The words “space” and “quantum” are appearing together more frequently, and with good reason – a variety of space-based applications of quantum technology are already being deployed and commercialised, alongside a rise in patent applications filed in space-based quantum technology.
From satellites employing environmental monitoring equipment using remote quantum sensing, to space-based quantum key distribution apparatus, the industrial and commercial potential of the union of space tech and quantum tech is unquestionable.
Existing alongside these practical industrial applications, space is also proving a valuable playground for research into quantum phenomena. The reason is that the environment of space provides a uniquely low-noise and low-gravity environment. These properties of space can be cleverly exploited to explore quantum properties of matter in conditions not possible on Earth, and help scientists understand fundamental physics.
One example that demonstrates the opportunities provided by the space environment is the Cold Atom Laboratory (CAL) that is installed on the international Space Station.
This lab is a miniaturized version of a cold atom laboratory one might find on earth, but existing on a single rack on the Station. CAL targets atoms with lasers to cool them to ultra-cold temperatures (on the order of milliKelvin). This allows for the creation of an exotic state of matter called a Bose-Einstein condensate – this is a type of matter that exists when a group of particles become so cold that each atom occupies the same, lowest-energy quantum state. Since many such atoms occupy the same quantum state, and are provided across a distributed area, this allows for scientists to observe quantum mechanical properties on a macroscopic scale.
However, it is quite possible to create and observe Bose-Einstein Condensates here on Earth – the 2001 Nobel prize in Physics was awarded for the creation of BECs – so why go the effort of doing the experiment in space?
The answer lies in opportunities presented by micro-gravity. Having an effectively weightless environment allows physicists to realise experimental conditions that are difficult or impossible to realise on Earth – for example, the condensate could be shaped into a hollow sphere, disc or other shape. By observing how the bosons behave across these geometries, fundamental aspects of quantum physics can be probed, such as particle behaviour across one, two, or three dimensions. The presence of gravity imposes other limitations on quantum experiments – for example, optical components used to trap and cool the atoms can be affected by gravity. With the strength of the trap being limited by the presence of gravity, placing an experimental set up in the microgravity domain of space can reduce this limitation and allow atoms to be cooled to even lower temperatures.

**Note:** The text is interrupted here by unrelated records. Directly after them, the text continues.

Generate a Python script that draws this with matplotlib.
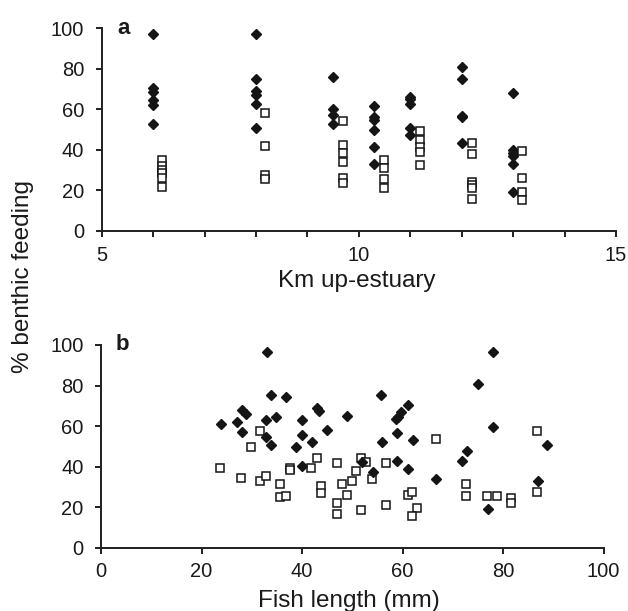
import matplotlib
matplotlib.use("Agg")
import matplotlib.pyplot as plt

plt.rcParams['font.family'] = ['Liberation Sans', 'DejaVu Sans']

# Panel a: km up-estuary vs % benthic feeding
a_dia_x = [6]*6 + [8]*6 + [9.5]*4 + [10.3]*6 + [11]*5 + [12]*5 + [13]*6
a_dia_y = [97, 70.6, 68.6, 64.5, 62, 52.7,
           97, 75, 69, 67, 62.6, 50.6,
           76, 60, 57, 52.7,
           61.6, 56.3, 55, 49.8, 41.5, 33,
           66, 65, 62.6, 51, 47.3,
           81, 75.2, 56.7, 56, 43.2,
           68, 40, 38.6, 37, 33.3, 19]
a_sq_x = [6.18]*6 + [8.18]*4 + [9.69]*6 + [10.48]*4 + [11.18]*5 + [12.2]*6 + [13.17]*4
a_sq_y = [35, 32.2, 30, 28.4, 26, 21.8,
          58, 42, 27.6, 25.6,
          54.2, 42.4, 38.6, 33.8, 26, 23.5,
          35, 31.2, 25.6, 21,
          49.3, 44.8, 41.5, 38.8, 32.5,
          43.5, 37.9, 24.3, 22.7, 21.3, 15.6,
          39.4, 26, 19.1, 15.3]

# Panel b: fish length vs % benthic feeding
b_dia_x = [33.0, 23.8, 27.0, 28.0, 28.8, 28.0, 32.9, 33.9, 36.9, 34.9, 32.9, 33.9,
           40.0, 40.0, 41.9, 38.9, 42.9, 43.4, 44.9, 48.9, 40.0, 52.0, 54.1,
           78.0, 75.1, 55.8, 61.1, 59.8, 59.1, 58.8, 78.0, 58.9, 62.1, 55.9,
           88.8, 72.9, 71.9, 58.9, 61.1, 66.7, 86.9, 77.0]
b_dia_y = [96.4, 60.9, 61.9, 67.9, 65.8, 56.9, 63.0, 75.3, 74.5, 64.3, 54.8, 50.7,
           63.0, 55.6, 52.3, 49.8, 68.8, 67.6, 58.1, 65.0, 40.5, 42.1, 37.5,
           96.4, 80.8, 75.3, 70.4, 67.1, 64.6, 63.3, 59.4, 56.4, 53.1, 52.3,
           50.7, 47.7, 42.8, 42.8, 38.8, 33.9, 33.1, 18.9]
b_sq_x = [23.7, 31.6, 29.8, 27.8, 31.6, 32.9, 35.7, 35.7, 36.8, 37.6, 37.6, 41.7,
          42.9, 43.7, 43.7, 46.9, 47.9, 46.9, 46.9, 48.9, 49.9, 50.8, 51.7, 52.7,
          51.7, 53.9, 56.8, 56.8, 61.0, 61.9, 62.9, 61.9, 66.7, 72.7, 72.7,
          76.9, 78.8, 81.6, 81.6, 86.8, 86.8]
b_sq_y = [39.2, 57.6, 49.5, 34.5, 32.9, 35.4, 31.3, 25.2, 25.7, 39.2, 38.4, 39.2,
          44.1, 30.6, 26.8, 41.6, 31.4, 21.9, 16.5, 26.0, 32.9, 37.8, 44.1, 42.4,
          18.6, 33.9, 41.6, 21.1, 26.0, 27.3, 19.4, 15.6, 53.5, 31.4, 25.7,
          25.7, 25.7, 24.5, 22.0, 57.6, 27.3]

a_xticks = list(range(5, 16))
a_xlabels = ['5', '', '', '', '', '10', '', '', '', '', '15']
b_xticks = [0, 20, 40, 60, 80, 100]
yticks = [0, 20, 40, 60, 80, 100]

W, H = 628, 611
fig = plt.figure(figsize=(W/100, H/100), dpi=100)

axa = fig.add_axes([101.7/W, 1-231/H, (616-101.7)/W, (231-28.3)/H])
axb = fig.add_axes([101/W, 1-547.7/H, (603.5-101)/W, (547.7-345)/H])

dk = '#1f1f1f'
txt = '#1a1a1a'
for ax in (axa, axb):
    for s in ('top', 'right'):
        ax.spines[s].set_visible(False)
    for s in ('left', 'bottom'):
        ax.spines[s].set_linewidth(1.4)
        ax.spines[s].set_color(dk)
    ax.tick_params(direction='out', length=4, width=1.4, color=dk,
                   labelsize=14.5, labelcolor=txt)
    ax.tick_params(axis='y', pad=8.5)
    ax.tick_params(axis='x', pad=6.5)
    ax.set_ylim(0, 100)
    ax.set_yticks(yticks)
    ax.set_yticklabels([str(v) for v in yticks])

axa.set_xlim(5, 15)
axa.set_xticks(a_xticks)
axa.set_xticklabels(a_xlabels)
axb.set_xlim(0, 100)
axb.set_xticks(b_xticks)
axb.set_xticklabels([str(v) for v in b_xticks])

axa.plot(a_dia_x, a_dia_y, 'D', ms=5.4, color='#151515', mec='#151515', clip_on=False)
axa.plot(a_sq_x, a_sq_y, 's', ms=6.3, mfc='white', mec='#151515', mew=1.1, clip_on=False)
axb.plot(b_dia_x, b_dia_y, 'D', ms=5.4, color='#151515', mec='#151515', clip_on=False, zorder=3)
axb.plot(b_sq_x, b_sq_y, 's', ms=6.3, mfc='white', mec='#151515', mew=1.1, clip_on=False, zorder=2)

fig.text(357/W, 1-287/H, 'Km up-estuary', ha='center', va='baseline',
         fontsize=17.5, color=txt)
fig.text(349/W, 1-606.5/H, 'Fish length (mm)', ha='center', va='baseline',
         fontsize=17.5, color=txt)
fig.text(23/W, 1-276.5/H, '% benthic feeding', rotation=90, ha='center', va='center',
         fontsize=17.5, color=txt)

axa.text(0.03, 1.0, 'a', transform=axa.transAxes, fontsize=16, fontweight='bold',
         ha='left', va='center', color=txt)
axb.text(0.03, 1.0, 'b', transform=axb.transAxes, fontsize=16, fontweight='bold',
         ha='left', va='center', color=txt)

fig.savefig('out.png', dpi=100)
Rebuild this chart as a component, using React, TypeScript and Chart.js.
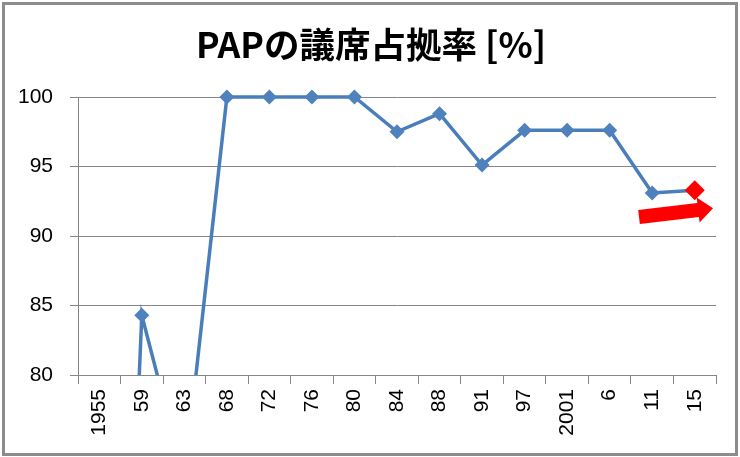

The creators of CAL are not the only ones to realise the opportunities presented by space for quantum research. A 2019 white paper published by QTSpace highlighted “fundamental physics” as one of the major areas for quantum technology in space, with reference to a variety of upcoming and ongoing research efforts focused on quantum technology in space.
We are living through an age where access to both space technologies and quantum technologies is becoming progressively easier and cheaper. This represents an exciting opportunity for further ground-breaking experiments in the near future. As we probe even further into fundamental physics, we can hopefully tempt the universe to reveal more of its secrets.